## Dataset rows
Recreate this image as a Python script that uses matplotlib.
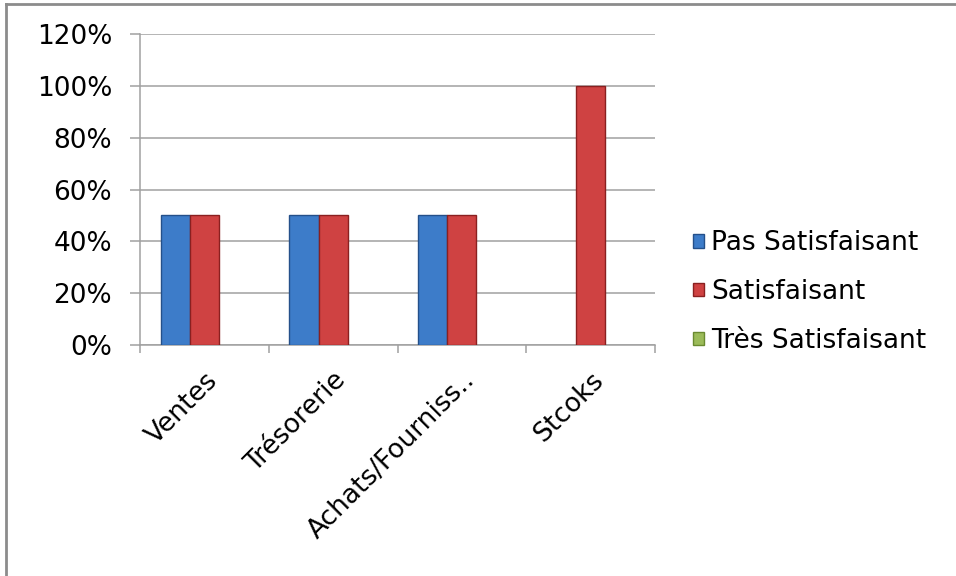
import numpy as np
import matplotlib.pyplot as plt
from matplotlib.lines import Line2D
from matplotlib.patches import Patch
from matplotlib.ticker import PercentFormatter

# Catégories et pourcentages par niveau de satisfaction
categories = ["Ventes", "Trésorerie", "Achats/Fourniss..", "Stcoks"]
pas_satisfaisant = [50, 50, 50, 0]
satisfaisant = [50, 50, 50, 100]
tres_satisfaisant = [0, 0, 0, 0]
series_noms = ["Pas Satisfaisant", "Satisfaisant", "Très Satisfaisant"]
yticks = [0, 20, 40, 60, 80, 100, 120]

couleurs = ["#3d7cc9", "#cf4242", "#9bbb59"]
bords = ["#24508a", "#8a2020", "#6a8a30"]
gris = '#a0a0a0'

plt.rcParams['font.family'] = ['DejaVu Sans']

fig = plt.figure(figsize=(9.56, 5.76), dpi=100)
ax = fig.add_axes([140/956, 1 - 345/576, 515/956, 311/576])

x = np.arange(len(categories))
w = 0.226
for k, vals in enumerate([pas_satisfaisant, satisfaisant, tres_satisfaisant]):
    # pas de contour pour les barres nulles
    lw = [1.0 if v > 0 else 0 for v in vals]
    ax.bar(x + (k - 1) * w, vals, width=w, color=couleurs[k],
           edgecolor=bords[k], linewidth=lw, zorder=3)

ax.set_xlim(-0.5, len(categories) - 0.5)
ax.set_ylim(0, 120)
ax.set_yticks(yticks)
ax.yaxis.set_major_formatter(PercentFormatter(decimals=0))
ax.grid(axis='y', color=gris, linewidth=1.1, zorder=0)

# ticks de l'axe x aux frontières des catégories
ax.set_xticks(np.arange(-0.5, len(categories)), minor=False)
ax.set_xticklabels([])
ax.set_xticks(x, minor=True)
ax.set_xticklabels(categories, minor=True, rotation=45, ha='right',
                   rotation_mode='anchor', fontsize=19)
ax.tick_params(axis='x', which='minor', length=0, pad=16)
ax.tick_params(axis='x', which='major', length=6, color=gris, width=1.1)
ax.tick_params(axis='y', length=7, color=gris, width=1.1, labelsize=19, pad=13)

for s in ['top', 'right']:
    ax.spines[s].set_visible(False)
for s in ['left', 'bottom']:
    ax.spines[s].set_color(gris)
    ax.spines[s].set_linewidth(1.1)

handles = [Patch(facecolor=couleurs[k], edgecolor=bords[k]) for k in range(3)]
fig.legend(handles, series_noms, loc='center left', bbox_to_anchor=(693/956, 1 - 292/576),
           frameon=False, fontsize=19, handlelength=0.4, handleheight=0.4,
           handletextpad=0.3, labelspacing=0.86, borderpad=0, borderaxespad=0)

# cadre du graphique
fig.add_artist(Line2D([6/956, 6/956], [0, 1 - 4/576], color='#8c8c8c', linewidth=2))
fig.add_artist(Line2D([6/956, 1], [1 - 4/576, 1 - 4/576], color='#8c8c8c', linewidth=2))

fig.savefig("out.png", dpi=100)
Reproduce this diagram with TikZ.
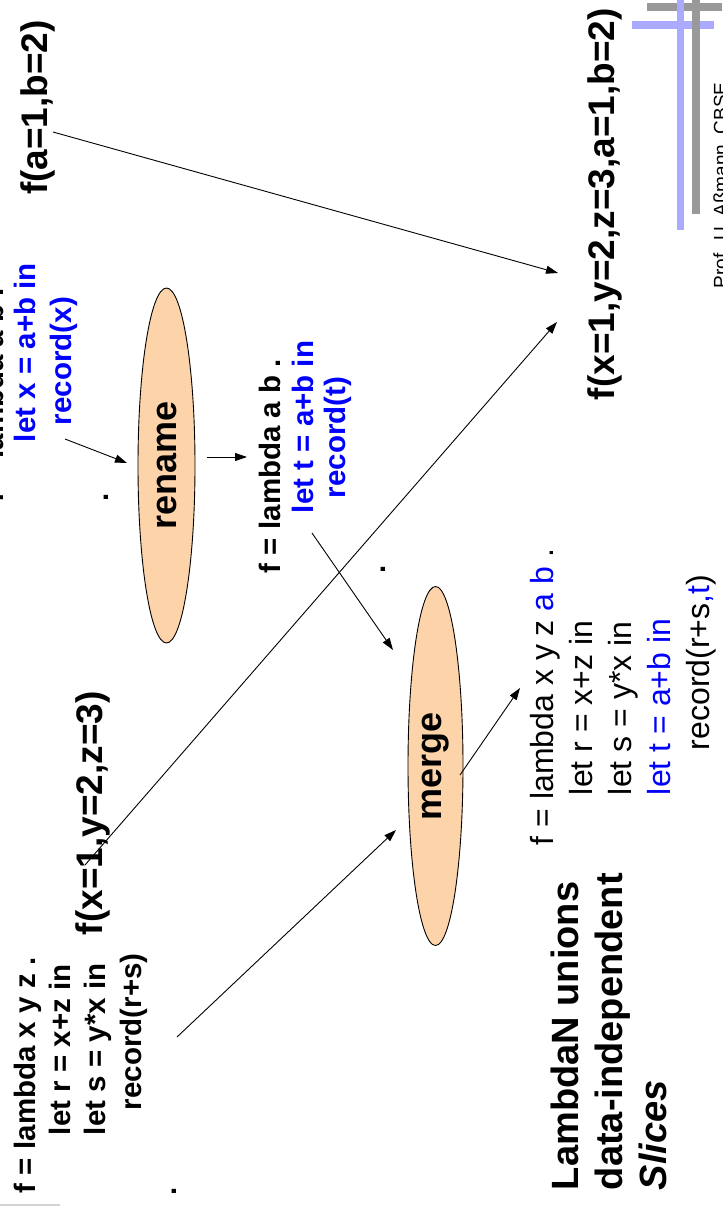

## What to work on
Leave out the pictures and restate, word for word, the lines from the top of the data through the line containing "from matplotlib.ticker import", both included.

## Reply to the task
Recreate this image as a Python script that uses matplotlib.
import numpy as np
import matplotlib.pyplot as plt
from matplotlib.lines import Line2D
from matplotlib.patches import Patch
from matplotlib.ticker import PercentFormatter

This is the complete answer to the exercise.